Ordered trees, in particular, are commonly used data structures that subsume nested ordered lists, used for example in the Taverna workflow model, and XML documents, used in the Kepler COMAD model. In both these systems, tree manipulation is supported by a well-defined semantics that one can use to derive element-level dependencies between trees.

These informal considerations justify the introduction into PIL of new relationships, designed to express assertions about the following:

  1. current containment: based on the observation of list processing operators, an element may be asserted to be contained into a tree, at a certain position
  2. former containment: it may be possible to assert that an element was previously a member of a tree, from which it has been removed
  3. new containment: it may be possible to assert that an element has been added to a tree
  4. element equality: it may be possible to assert that an element of tree produced by a computation is the same as the element of a tree used as input to the computation. For example, the combination of inserting an element x into a tree T at a certain position, and then selecting from the tree at that same position (with no intervening operations on T, yields that same element x by definition.
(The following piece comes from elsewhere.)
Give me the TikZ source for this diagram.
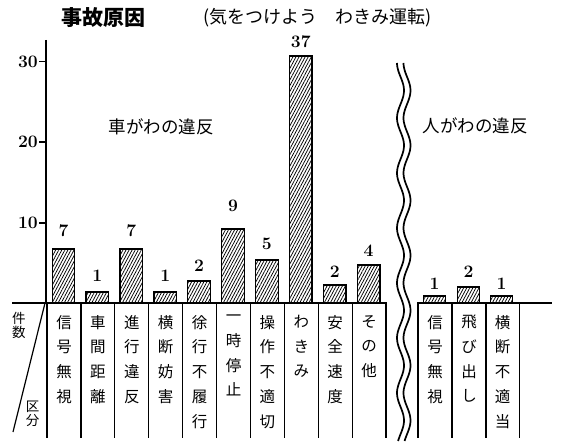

Relations amongst data structure elements

We therefore propose to introduce the following relations into PIL -- note that relations are decorated with a Role, that qualifies the meaning of the data in the context of that relation. In particular, a Role can be the position of an element in the tree. Position p is a path into the ordered tree, i.e., a vector of the form [p1..pn] where each pi denotes the index of the sub-tree at the corresponding depth in the tree.

The proposed relations and associated Roles are as follows:

  1. X Contained(element) T asserts that X is an element of T. X can be an atomic value, or a sub-tree
  2. T' wasSelectedFrom(p) T asserts that T' was the element at position p in T.
  3. T' wasRemovedFrom(p) T asserts that T' was the element that was removed from T at position p.
  4. X wasSameAs X' asserts that elements X, X' (within some unspecified tree) are the same.